:: SOURCE DATA ::
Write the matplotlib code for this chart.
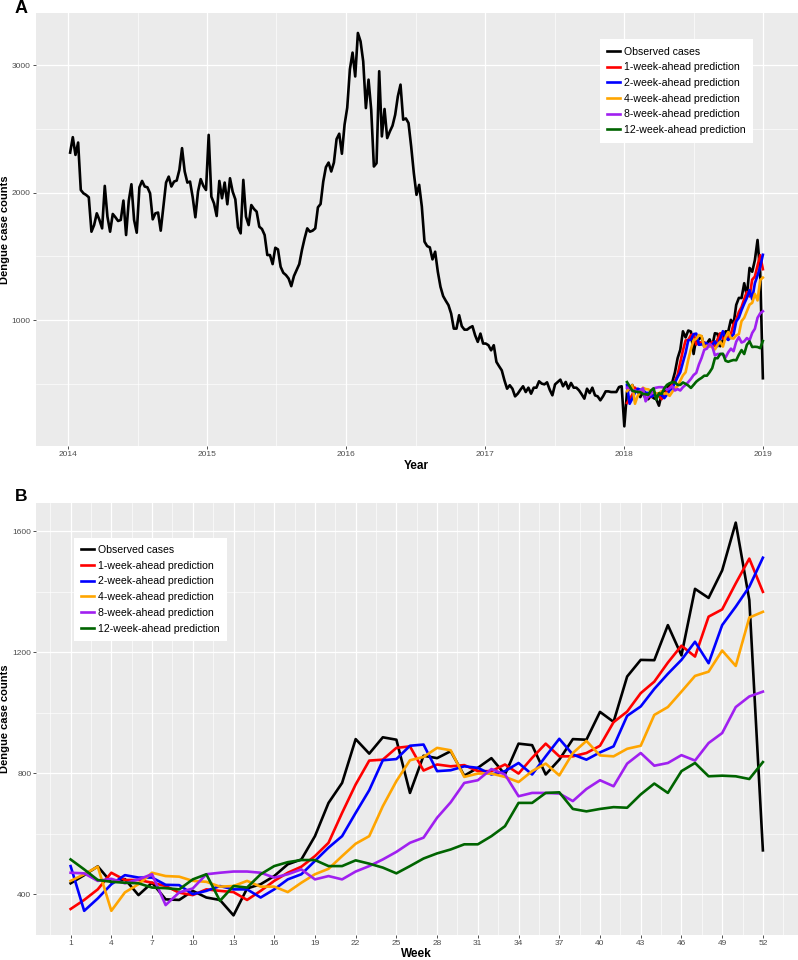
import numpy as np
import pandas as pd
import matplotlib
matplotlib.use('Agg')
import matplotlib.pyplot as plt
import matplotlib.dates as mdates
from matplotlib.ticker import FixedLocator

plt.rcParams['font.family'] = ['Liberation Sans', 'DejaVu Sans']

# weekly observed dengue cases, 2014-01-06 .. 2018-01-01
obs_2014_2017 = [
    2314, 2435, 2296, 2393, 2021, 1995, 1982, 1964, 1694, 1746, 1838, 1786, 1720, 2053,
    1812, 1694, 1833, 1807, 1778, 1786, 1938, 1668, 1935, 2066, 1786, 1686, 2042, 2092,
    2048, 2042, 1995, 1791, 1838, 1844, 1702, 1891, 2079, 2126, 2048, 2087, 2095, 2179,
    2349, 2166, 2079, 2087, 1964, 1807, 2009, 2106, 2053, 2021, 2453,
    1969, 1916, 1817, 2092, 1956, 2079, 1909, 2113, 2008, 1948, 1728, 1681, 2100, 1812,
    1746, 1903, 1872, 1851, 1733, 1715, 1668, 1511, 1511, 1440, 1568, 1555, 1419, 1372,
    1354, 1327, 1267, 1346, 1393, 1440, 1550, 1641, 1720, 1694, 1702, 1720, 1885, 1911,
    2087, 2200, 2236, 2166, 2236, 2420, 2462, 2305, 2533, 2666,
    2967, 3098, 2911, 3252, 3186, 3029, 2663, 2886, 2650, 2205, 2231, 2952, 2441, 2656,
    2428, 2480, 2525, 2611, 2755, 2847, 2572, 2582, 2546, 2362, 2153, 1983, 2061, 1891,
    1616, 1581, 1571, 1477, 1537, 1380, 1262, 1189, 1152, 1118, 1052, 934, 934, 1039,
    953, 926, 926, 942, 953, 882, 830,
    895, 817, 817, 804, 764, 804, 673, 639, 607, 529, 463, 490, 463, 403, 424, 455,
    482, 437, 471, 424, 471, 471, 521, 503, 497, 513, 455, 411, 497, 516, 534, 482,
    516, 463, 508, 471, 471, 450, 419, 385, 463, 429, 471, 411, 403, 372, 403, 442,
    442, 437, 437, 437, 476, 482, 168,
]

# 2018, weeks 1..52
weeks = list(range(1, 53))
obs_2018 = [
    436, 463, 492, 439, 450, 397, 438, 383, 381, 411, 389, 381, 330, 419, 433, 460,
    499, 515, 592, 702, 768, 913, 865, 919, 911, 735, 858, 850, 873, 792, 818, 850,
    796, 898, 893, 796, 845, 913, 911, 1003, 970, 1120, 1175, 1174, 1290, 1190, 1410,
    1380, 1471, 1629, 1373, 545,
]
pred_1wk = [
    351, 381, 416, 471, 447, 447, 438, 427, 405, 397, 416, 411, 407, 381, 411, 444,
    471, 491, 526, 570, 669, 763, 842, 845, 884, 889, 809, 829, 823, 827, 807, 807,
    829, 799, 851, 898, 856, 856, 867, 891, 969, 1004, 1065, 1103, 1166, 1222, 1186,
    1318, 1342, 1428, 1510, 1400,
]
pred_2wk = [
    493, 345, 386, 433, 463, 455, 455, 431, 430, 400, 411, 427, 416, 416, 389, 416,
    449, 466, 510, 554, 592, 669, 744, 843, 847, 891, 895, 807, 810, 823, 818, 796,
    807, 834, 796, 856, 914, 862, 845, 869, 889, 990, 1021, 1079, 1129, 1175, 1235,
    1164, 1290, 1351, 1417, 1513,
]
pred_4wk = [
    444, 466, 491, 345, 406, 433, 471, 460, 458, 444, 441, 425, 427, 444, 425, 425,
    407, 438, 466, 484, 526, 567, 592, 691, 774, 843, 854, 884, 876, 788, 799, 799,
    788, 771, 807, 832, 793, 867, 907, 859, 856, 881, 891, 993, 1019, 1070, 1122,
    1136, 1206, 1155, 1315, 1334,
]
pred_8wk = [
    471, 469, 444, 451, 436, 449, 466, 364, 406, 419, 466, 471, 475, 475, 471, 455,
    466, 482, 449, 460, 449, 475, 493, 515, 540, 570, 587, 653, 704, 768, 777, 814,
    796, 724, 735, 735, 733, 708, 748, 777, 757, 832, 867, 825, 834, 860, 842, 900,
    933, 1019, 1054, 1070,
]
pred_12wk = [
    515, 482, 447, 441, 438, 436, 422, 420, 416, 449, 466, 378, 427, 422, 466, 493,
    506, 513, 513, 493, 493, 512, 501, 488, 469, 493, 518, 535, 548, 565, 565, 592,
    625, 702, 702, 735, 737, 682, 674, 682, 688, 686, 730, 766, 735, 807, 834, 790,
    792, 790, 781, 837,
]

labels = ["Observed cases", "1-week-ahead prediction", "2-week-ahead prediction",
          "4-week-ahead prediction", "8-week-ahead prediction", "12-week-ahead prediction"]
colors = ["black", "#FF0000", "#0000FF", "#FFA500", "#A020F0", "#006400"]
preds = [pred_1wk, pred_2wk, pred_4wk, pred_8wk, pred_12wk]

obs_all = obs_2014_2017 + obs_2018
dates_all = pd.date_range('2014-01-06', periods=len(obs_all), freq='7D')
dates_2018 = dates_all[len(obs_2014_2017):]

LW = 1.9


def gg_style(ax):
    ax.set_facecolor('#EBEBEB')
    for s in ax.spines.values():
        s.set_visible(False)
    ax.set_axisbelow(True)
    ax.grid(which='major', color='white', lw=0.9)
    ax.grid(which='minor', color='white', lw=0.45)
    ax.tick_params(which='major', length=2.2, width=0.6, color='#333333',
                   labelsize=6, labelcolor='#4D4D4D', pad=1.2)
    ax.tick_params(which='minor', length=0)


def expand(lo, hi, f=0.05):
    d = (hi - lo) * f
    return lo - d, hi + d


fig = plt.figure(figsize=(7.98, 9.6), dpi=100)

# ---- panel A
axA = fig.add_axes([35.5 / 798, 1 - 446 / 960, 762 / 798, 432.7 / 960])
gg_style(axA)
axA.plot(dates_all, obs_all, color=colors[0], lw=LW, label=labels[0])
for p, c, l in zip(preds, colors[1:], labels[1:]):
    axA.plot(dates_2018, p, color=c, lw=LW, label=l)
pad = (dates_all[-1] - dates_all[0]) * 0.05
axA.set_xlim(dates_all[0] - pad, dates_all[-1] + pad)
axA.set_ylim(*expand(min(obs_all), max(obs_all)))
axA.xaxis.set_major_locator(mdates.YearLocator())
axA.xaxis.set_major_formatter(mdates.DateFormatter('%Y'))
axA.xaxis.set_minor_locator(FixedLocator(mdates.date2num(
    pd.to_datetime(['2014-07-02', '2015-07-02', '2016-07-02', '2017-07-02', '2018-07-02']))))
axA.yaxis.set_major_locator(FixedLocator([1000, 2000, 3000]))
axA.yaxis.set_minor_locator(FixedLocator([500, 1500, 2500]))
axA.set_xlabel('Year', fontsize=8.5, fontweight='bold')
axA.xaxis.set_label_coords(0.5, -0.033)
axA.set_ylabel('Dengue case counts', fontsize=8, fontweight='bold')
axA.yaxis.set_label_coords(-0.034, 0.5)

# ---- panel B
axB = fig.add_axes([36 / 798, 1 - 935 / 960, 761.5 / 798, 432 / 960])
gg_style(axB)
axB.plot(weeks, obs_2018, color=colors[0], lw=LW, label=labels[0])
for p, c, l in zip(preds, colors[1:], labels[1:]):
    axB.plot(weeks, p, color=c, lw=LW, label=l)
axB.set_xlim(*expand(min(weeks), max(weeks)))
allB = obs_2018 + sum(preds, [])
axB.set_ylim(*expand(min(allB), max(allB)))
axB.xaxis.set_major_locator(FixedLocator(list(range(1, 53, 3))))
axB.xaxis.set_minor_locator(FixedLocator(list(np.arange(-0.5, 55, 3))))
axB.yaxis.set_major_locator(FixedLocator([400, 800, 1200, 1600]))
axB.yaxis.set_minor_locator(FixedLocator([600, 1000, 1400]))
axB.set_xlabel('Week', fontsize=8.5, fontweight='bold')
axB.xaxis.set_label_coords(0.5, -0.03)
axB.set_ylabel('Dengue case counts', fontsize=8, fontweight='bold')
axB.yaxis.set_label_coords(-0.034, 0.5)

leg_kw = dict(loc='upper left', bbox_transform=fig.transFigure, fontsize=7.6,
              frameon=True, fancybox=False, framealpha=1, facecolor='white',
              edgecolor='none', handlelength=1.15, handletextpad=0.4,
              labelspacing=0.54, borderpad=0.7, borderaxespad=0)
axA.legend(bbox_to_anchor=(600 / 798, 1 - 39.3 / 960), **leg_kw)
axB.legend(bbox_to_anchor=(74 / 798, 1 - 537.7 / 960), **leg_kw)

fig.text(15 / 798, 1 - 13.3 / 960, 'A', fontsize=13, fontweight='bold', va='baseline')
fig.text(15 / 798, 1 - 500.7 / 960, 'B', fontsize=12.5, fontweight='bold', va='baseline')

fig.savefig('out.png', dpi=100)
:::
- _TASK TO COMPLETE_:
Write out each line of the listing above, exactly, from its first line to the line holding "from matplotlib.ticker import FixedLocator", inclusive. Skip the pictures.

- _EXERCISE ANSWER_:
Write the matplotlib code for this chart.
import numpy as np
import pandas as pd
import matplotlib
matplotlib.use('Agg')
import matplotlib.pyplot as plt
import matplotlib.dates as mdates
from matplotlib.ticker import FixedLocator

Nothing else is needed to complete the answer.